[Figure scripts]

begin

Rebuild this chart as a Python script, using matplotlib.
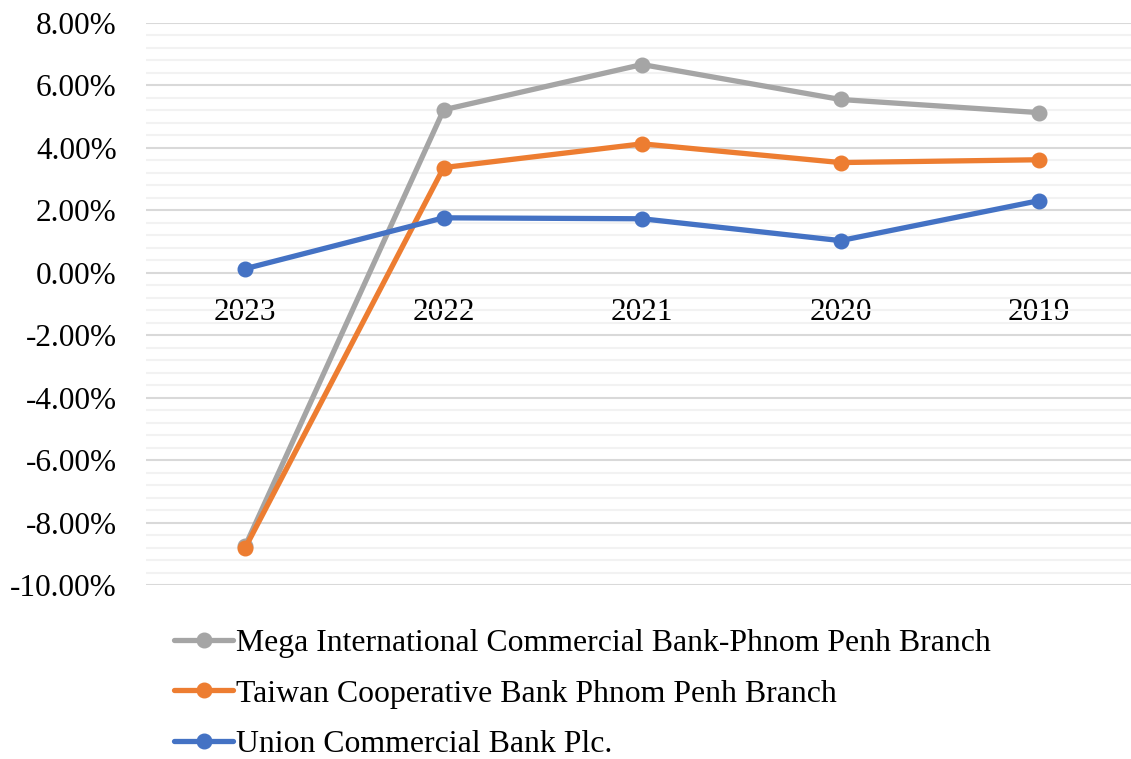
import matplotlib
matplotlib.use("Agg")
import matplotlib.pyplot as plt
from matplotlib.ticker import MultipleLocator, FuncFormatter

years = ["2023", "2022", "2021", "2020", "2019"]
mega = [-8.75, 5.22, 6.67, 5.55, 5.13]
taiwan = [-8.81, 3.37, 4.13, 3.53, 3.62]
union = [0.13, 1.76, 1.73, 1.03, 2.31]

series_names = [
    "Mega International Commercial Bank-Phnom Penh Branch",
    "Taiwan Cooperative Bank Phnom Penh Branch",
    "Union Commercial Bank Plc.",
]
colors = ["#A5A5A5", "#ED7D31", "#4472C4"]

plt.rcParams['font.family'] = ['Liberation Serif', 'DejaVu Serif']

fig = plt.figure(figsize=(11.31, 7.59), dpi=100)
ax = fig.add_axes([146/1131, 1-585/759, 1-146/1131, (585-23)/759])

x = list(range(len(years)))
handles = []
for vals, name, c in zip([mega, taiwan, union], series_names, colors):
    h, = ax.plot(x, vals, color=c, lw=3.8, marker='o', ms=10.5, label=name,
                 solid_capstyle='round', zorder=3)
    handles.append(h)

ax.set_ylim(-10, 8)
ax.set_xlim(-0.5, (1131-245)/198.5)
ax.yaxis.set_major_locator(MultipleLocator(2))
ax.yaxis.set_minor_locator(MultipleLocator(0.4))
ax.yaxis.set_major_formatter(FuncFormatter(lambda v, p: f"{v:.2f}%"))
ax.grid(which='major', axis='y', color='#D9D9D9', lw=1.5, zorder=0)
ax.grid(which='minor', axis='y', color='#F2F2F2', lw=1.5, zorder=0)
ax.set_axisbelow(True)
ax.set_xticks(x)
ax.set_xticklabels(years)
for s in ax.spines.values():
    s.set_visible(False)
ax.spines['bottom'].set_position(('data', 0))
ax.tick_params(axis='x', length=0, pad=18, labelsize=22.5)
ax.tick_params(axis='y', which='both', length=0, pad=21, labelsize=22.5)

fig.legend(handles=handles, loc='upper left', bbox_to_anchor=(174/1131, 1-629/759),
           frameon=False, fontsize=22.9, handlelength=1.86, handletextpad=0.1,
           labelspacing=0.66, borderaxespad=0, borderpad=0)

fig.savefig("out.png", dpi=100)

end
begin

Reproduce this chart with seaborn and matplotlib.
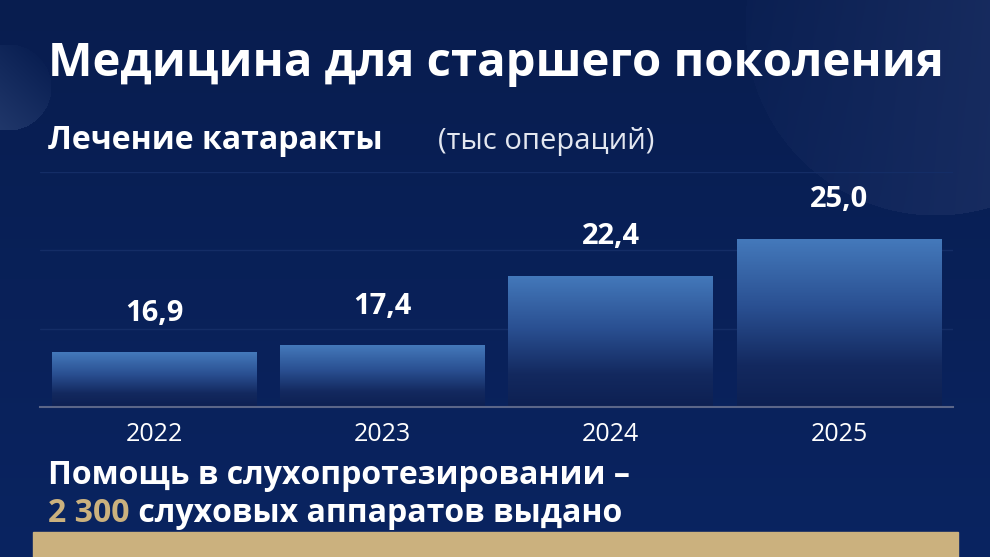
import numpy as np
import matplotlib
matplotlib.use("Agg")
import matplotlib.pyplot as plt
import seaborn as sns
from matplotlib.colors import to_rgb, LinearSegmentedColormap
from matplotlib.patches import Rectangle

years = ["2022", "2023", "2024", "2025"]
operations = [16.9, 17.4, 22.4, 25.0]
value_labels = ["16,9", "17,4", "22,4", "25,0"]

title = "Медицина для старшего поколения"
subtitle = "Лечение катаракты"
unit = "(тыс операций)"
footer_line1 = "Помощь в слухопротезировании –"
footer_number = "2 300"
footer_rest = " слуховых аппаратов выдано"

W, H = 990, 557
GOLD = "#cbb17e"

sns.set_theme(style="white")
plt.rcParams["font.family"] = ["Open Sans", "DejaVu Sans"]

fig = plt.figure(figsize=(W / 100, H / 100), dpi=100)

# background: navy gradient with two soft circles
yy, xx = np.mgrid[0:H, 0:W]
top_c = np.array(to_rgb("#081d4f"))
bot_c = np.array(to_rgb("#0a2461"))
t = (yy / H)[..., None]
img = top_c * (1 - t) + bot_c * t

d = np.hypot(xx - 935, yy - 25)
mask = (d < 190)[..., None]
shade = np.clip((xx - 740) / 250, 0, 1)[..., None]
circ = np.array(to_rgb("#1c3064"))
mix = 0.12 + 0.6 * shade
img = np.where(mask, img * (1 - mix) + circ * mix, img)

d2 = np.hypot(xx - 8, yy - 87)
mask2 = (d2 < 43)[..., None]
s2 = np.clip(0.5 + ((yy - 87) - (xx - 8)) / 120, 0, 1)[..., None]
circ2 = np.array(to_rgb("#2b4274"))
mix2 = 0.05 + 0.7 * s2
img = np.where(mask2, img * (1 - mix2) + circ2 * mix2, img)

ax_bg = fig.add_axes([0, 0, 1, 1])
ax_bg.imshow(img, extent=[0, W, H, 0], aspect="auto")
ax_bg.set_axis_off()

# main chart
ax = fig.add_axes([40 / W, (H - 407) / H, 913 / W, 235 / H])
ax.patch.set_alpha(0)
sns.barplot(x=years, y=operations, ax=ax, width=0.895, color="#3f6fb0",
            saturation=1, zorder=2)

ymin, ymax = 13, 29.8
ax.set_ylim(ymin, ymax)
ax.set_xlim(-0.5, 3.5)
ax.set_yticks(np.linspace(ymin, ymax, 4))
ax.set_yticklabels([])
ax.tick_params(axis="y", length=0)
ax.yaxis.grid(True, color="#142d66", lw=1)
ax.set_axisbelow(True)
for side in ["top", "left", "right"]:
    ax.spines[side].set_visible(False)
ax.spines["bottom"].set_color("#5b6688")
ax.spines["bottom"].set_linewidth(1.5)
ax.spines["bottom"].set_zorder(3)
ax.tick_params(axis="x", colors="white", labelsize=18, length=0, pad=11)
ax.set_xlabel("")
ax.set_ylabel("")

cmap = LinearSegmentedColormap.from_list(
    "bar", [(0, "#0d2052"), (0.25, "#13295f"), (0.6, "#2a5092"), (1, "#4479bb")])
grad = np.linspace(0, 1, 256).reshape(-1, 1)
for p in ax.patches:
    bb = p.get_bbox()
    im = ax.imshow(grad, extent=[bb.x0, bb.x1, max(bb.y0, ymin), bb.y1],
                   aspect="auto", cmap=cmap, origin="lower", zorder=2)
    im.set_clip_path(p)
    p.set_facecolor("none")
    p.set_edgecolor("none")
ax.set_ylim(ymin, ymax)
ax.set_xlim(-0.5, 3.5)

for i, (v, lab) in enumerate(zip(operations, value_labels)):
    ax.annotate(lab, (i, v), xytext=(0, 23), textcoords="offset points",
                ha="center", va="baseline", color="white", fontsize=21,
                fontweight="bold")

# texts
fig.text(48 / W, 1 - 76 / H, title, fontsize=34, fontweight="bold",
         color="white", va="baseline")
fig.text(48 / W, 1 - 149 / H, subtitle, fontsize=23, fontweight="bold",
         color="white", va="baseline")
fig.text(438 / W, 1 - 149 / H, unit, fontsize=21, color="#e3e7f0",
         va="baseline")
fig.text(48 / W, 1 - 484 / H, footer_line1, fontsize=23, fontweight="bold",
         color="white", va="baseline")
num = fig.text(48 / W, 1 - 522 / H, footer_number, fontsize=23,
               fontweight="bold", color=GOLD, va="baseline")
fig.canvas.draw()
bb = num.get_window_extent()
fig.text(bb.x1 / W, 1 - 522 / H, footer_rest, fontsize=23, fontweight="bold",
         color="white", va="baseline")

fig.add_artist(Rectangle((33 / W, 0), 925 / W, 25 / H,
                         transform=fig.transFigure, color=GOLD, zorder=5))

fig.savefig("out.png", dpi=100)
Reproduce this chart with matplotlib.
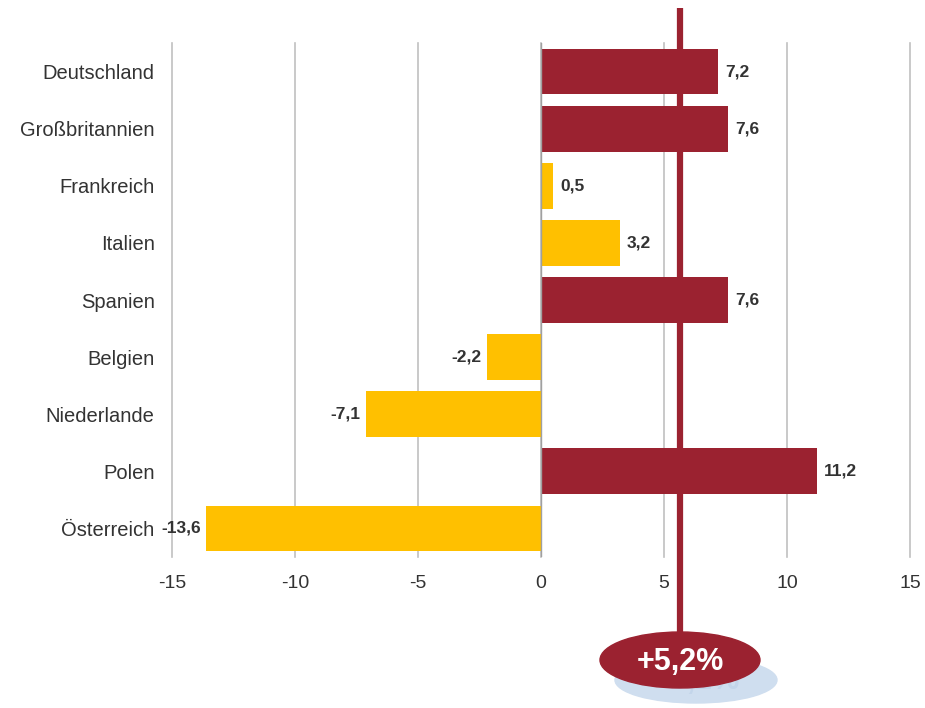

end

▶ **Short exercise**
List every line in the records above that contains the word "Reproduce".

▶ **Response to the exercise**
Reproduce this chart with seaborn and matplotlib.
Reproduce this chart with matplotlib.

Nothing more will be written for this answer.